-- START OF Information given --

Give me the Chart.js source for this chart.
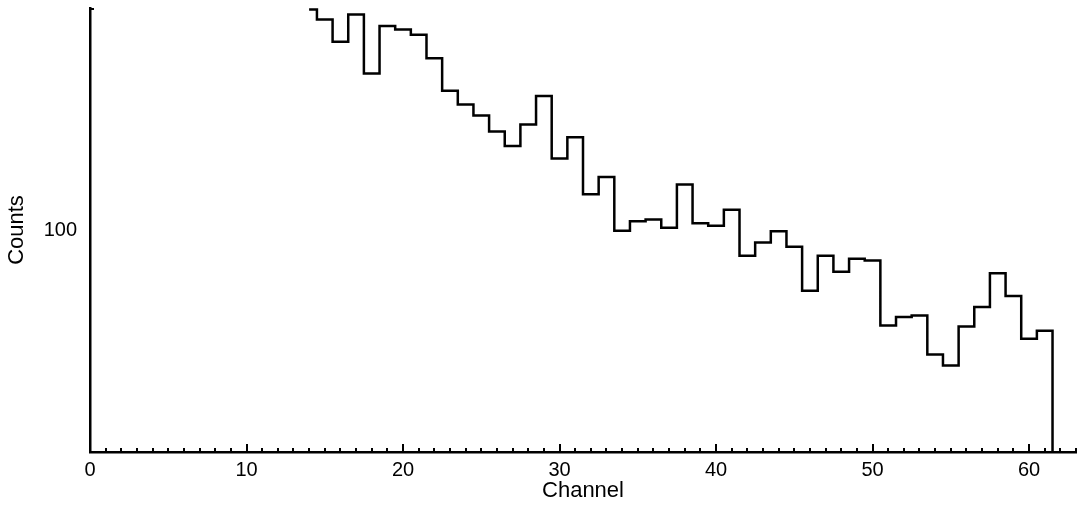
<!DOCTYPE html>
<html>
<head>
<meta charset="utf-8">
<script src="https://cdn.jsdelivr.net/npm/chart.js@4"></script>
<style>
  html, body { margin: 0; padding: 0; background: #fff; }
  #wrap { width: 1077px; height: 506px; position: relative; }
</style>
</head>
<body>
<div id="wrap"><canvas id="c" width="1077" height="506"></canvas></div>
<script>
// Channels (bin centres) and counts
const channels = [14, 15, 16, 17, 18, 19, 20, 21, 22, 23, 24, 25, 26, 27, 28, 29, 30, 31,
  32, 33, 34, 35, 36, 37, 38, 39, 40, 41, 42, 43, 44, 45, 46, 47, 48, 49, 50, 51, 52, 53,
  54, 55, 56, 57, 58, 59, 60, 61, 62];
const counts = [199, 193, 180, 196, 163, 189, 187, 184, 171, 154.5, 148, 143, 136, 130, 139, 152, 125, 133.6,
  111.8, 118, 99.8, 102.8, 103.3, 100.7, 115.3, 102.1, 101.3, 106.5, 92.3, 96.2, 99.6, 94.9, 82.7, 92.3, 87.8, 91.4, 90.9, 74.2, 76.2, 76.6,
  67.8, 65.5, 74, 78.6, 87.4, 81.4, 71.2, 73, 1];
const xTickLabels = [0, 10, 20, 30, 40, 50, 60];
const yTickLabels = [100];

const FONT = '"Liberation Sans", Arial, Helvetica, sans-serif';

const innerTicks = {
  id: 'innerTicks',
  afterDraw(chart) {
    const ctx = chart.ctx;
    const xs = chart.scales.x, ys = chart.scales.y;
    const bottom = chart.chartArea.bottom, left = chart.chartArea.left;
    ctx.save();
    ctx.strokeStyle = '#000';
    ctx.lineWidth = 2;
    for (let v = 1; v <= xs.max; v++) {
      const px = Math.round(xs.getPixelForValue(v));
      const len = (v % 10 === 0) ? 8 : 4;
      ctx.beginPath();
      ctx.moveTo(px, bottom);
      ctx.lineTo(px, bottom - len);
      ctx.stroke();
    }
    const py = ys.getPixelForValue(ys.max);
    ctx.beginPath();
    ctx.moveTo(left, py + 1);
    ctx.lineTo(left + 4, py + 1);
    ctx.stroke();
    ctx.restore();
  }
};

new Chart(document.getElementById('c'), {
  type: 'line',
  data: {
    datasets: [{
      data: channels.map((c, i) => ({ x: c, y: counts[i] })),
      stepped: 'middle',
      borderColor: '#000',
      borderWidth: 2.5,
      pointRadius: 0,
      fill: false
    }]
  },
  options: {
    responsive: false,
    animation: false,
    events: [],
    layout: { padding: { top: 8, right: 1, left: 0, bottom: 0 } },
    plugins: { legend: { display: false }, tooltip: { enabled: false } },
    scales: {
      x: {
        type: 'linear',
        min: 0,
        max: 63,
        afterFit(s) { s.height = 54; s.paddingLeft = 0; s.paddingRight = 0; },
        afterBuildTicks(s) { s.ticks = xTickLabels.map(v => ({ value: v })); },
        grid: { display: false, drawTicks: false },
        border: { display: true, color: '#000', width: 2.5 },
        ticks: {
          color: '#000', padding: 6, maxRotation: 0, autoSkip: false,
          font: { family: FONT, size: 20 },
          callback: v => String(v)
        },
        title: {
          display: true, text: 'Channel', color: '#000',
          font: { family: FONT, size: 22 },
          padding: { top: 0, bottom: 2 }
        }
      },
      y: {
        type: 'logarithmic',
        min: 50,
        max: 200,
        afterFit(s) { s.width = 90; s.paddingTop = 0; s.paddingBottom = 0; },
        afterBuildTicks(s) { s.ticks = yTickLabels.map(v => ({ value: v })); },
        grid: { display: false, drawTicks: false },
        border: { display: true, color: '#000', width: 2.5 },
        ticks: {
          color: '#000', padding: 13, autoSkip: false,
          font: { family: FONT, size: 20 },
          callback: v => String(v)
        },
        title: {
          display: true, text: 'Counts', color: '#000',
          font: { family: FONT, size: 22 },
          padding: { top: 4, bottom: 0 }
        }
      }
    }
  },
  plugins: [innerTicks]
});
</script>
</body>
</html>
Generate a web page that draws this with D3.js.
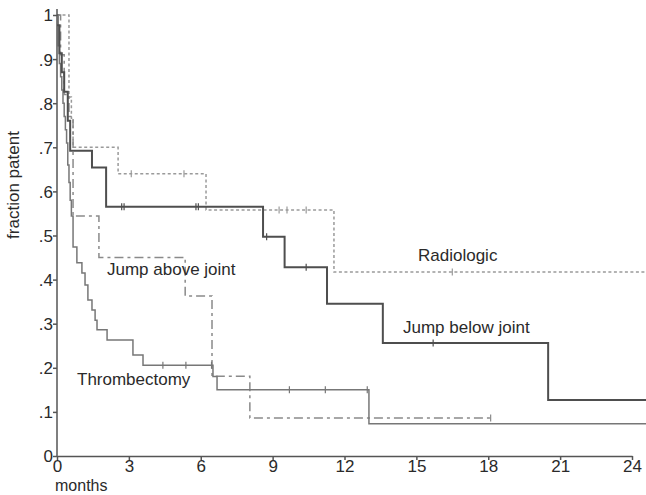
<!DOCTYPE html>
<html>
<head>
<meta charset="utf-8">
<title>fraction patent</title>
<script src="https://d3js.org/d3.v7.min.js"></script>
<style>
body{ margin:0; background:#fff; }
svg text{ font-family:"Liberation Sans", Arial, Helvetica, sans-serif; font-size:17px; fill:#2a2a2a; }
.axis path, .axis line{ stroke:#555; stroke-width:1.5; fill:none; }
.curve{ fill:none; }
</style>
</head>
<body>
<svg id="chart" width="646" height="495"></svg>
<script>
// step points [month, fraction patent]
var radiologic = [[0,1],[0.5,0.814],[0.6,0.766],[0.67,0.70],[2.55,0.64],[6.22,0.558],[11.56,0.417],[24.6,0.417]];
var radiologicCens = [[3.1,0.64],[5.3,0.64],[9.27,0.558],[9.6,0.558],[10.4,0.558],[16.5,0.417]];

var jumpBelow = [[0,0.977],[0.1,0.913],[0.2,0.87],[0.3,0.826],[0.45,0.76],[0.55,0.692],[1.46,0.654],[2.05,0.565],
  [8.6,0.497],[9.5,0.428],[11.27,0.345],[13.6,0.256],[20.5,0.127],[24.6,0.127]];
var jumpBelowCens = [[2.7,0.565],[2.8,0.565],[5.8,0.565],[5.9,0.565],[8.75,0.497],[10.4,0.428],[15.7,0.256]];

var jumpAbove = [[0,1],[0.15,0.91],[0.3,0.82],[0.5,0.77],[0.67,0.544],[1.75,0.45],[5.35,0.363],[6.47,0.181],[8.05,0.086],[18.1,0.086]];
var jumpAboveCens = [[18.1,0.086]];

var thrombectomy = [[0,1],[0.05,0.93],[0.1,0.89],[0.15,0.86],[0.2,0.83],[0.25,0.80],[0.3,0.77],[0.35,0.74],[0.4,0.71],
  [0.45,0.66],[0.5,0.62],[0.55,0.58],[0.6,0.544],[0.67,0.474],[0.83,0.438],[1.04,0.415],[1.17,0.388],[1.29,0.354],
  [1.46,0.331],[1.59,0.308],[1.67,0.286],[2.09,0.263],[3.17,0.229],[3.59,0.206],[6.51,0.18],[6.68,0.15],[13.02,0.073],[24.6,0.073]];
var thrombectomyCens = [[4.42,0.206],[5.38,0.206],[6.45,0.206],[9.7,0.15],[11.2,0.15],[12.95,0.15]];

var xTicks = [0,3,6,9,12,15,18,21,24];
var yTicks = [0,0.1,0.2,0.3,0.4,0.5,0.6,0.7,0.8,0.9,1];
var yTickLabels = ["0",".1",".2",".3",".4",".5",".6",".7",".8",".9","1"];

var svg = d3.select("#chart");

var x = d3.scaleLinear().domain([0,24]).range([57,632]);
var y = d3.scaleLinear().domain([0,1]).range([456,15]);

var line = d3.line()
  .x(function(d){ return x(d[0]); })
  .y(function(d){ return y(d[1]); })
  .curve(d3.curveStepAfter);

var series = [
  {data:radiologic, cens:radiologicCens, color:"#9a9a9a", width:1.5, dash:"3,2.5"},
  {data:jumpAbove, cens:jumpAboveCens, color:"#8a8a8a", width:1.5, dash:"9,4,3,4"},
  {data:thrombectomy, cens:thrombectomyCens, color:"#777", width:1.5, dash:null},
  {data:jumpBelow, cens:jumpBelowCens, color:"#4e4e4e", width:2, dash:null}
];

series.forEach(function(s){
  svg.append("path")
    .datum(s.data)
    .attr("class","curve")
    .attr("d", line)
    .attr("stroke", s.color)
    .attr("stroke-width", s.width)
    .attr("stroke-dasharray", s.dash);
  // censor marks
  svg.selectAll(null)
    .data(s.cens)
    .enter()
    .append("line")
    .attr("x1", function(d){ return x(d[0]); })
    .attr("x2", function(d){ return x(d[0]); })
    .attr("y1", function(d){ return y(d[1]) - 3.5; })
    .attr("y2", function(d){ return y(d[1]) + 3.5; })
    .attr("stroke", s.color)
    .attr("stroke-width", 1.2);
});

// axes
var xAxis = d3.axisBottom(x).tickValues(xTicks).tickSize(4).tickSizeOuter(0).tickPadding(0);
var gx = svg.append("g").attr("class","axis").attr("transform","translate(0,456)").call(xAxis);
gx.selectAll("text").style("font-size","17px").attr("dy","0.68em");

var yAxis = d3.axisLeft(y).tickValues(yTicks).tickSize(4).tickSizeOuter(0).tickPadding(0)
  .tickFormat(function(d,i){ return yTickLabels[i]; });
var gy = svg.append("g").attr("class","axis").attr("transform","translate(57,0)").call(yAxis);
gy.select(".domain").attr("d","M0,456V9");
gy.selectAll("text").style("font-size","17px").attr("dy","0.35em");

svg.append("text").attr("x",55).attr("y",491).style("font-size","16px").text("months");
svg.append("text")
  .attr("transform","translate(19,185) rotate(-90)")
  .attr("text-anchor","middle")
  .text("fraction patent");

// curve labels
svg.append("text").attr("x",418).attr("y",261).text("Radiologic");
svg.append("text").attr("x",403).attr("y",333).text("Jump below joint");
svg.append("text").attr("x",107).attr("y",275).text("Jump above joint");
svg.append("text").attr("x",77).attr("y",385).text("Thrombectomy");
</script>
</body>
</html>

-- END OF Information given --

Given request:
Which lines contain the word "this"? Copy each one.

Output below:
Give me the Chart.js source for this chart.
Generate a web page that draws this with D3.js.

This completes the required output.